** start of RECORDED DATA **
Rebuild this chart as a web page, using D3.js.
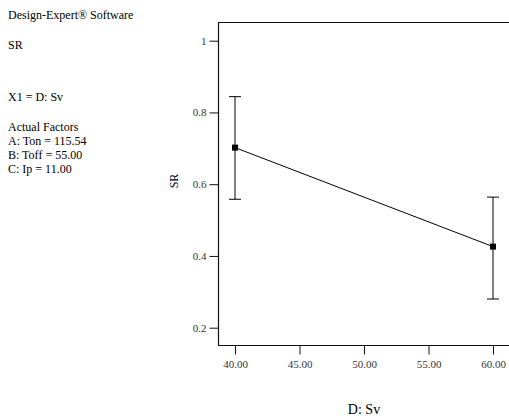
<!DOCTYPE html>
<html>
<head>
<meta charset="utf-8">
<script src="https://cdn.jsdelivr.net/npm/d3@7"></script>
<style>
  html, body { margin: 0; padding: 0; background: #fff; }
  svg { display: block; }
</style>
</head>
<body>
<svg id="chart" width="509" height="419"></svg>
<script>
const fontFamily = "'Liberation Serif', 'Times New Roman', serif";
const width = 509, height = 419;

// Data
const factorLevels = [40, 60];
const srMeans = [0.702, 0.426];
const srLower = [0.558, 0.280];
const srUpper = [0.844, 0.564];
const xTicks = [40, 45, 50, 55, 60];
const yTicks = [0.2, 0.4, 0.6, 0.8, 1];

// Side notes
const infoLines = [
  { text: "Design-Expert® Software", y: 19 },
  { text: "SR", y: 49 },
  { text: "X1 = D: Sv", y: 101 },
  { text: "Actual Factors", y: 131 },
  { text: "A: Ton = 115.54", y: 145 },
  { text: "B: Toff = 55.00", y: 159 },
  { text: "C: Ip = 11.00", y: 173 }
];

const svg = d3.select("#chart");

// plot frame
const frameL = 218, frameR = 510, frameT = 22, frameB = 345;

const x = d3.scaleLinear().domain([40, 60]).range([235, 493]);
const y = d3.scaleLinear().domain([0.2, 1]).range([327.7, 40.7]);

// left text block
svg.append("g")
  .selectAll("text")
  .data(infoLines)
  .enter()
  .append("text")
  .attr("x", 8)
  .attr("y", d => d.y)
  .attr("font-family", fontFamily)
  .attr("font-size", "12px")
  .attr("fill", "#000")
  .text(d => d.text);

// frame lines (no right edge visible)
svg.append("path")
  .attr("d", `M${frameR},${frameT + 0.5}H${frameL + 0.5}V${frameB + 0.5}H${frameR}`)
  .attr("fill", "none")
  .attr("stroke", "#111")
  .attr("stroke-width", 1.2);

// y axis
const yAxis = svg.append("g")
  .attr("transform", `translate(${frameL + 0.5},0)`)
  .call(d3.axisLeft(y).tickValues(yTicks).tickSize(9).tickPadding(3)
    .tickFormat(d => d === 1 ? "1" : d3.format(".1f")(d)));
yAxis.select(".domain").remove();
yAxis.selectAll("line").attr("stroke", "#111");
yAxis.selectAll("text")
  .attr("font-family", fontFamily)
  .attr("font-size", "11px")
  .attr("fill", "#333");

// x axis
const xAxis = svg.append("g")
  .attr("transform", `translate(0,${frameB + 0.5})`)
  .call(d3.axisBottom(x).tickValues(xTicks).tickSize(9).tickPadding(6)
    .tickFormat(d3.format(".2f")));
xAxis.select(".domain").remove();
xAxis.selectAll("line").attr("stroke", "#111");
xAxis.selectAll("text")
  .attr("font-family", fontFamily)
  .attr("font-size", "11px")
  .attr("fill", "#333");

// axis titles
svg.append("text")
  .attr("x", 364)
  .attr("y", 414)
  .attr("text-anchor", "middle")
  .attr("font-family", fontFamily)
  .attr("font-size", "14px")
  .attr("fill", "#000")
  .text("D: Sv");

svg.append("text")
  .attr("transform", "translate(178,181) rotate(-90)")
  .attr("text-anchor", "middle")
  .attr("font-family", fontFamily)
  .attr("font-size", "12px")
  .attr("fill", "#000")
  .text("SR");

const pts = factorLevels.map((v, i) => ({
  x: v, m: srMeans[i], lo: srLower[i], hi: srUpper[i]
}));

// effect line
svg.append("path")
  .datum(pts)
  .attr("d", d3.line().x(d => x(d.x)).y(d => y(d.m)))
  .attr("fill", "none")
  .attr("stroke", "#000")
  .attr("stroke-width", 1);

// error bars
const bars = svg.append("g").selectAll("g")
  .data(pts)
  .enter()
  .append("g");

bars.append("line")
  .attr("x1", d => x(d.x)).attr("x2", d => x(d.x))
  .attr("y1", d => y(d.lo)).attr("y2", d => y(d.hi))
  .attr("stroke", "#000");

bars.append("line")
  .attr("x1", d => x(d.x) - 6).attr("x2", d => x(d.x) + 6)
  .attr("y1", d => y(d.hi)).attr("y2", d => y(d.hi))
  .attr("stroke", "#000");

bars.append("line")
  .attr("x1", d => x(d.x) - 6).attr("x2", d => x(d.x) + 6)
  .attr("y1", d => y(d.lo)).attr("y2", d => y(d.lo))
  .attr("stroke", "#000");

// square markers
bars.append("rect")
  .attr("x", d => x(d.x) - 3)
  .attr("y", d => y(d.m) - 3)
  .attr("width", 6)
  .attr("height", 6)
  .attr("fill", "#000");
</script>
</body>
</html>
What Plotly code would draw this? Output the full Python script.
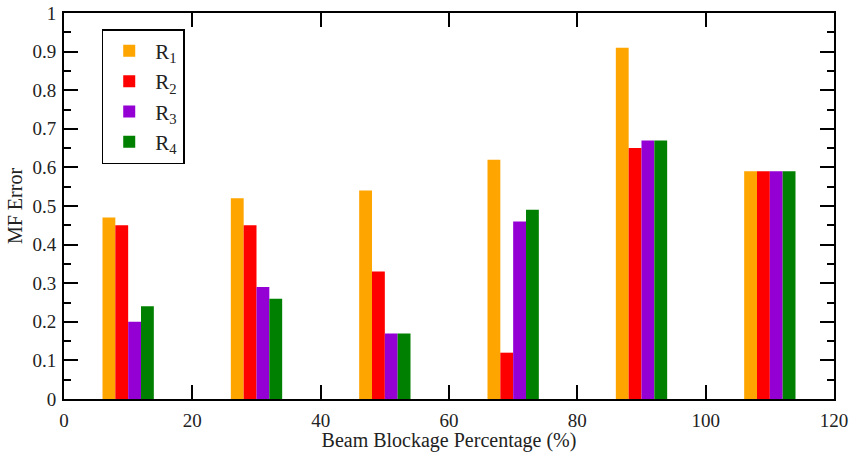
** end of RECORDED DATA **
TASK GOAL:
Repeat each record exactly, with the pictures left out.

RESPONSE TO THE TASK:
Rebuild this chart as a web page, using D3.js.
<!DOCTYPE html>
<html>
<head>
<meta charset="utf-8">
<script src="https://cdn.jsdelivr.net/npm/d3@7"></script>
<style>
  html, body { margin: 0; padding: 0; background: #fff; }
  svg { display: block; }
</style>
</head>
<body>
<svg id="chart" width="509" height="419"></svg>
<script>
const fontFamily = "'Liberation Serif', 'Times New Roman', serif";
const width = 509, height = 419;

// Data
const factorLevels = [40, 60];
const srMeans = [0.702, 0.426];
const srLower = [0.558, 0.280];
const srUpper = [0.844, 0.564];
const xTicks = [40, 45, 50, 55, 60];
const yTicks = [0.2, 0.4, 0.6, 0.8, 1];

// Side notes
const infoLines = [
  { text: "Design-Expert® Software", y: 19 },
  { text: "SR", y: 49 },
  { text: "X1 = D: Sv", y: 101 },
  { text: "Actual Factors", y: 131 },
  { text: "A: Ton = 115.54", y: 145 },
  { text: "B: Toff = 55.00", y: 159 },
  { text: "C: Ip = 11.00", y: 173 }
];

const svg = d3.select("#chart");

// plot frame
const frameL = 218, frameR = 510, frameT = 22, frameB = 345;

const x = d3.scaleLinear().domain([40, 60]).range([235, 493]);
const y = d3.scaleLinear().domain([0.2, 1]).range([327.7, 40.7]);

// left text block
svg.append("g")
  .selectAll("text")
  .data(infoLines)
  .enter()
  .append("text")
  .attr("x", 8)
  .attr("y", d => d.y)
  .attr("font-family", fontFamily)
  .attr("font-size", "12px")
  .attr("fill", "#000")
  .text(d => d.text);

// frame lines (no right edge visible)
svg.append("path")
  .attr("d", `M${frameR},${frameT + 0.5}H${frameL + 0.5}V${frameB + 0.5}H${frameR}`)
  .attr("fill", "none")
  .attr("stroke", "#111")
  .attr("stroke-width", 1.2);

// y axis
const yAxis = svg.append("g")
  .attr("transform", `translate(${frameL + 0.5},0)`)
  .call(d3.axisLeft(y).tickValues(yTicks).tickSize(9).tickPadding(3)
    .tickFormat(d => d === 1 ? "1" : d3.format(".1f")(d)));
yAxis.select(".domain").remove();
yAxis.selectAll("line").attr("stroke", "#111");
yAxis.selectAll("text")
  .attr("font-family", fontFamily)
  .attr("font-size", "11px")
  .attr("fill", "#333");

// x axis
const xAxis = svg.append("g")
  .attr("transform", `translate(0,${frameB + 0.5})`)
  .call(d3.axisBottom(x).tickValues(xTicks).tickSize(9).tickPadding(6)
    .tickFormat(d3.format(".2f")));
xAxis.select(".domain").remove();
xAxis.selectAll("line").attr("stroke", "#111");
xAxis.selectAll("text")
  .attr("font-family", fontFamily)
  .attr("font-size", "11px")
  .attr("fill", "#333");

// axis titles
svg.append("text")
  .attr("x", 364)
  .attr("y", 414)
  .attr("text-anchor", "middle")
  .attr("font-family", fontFamily)
  .attr("font-size", "14px")
  .attr("fill", "#000")
  .text("D: Sv");

svg.append("text")
  .attr("transform", "translate(178,181) rotate(-90)")
  .attr("text-anchor", "middle")
  .attr("font-family", fontFamily)
  .attr("font-size", "12px")
  .attr("fill", "#000")
  .text("SR");

const pts = factorLevels.map((v, i) => ({
  x: v, m: srMeans[i], lo: srLower[i], hi: srUpper[i]
}));

// effect line
svg.append("path")
  .datum(pts)
  .attr("d", d3.line().x(d => x(d.x)).y(d => y(d.m)))
  .attr("fill", "none")
  .attr("stroke", "#000")
  .attr("stroke-width", 1);

// error bars
const bars = svg.append("g").selectAll("g")
  .data(pts)
  .enter()
  .append("g");

bars.append("line")
  .attr("x1", d => x(d.x)).attr("x2", d => x(d.x))
  .attr("y1", d => y(d.lo)).attr("y2", d => y(d.hi))
  .attr("stroke", "#000");

bars.append("line")
  .attr("x1", d => x(d.x) - 6).attr("x2", d => x(d.x) + 6)
  .attr("y1", d => y(d.hi)).attr("y2", d => y(d.hi))
  .attr("stroke", "#000");

bars.append("line")
  .attr("x1", d => x(d.x) - 6).attr("x2", d => x(d.x) + 6)
  .attr("y1", d => y(d.lo)).attr("y2", d => y(d.lo))
  .attr("stroke", "#000");

// square markers
bars.append("rect")
  .attr("x", d => x(d.x) - 3)
  .attr("y", d => y(d.m) - 3)
  .attr("width", 6)
  .attr("height", 6)
  .attr("fill", "#000");
</script>
</body>
</html>
What Plotly code would draw this? Output the full Python script.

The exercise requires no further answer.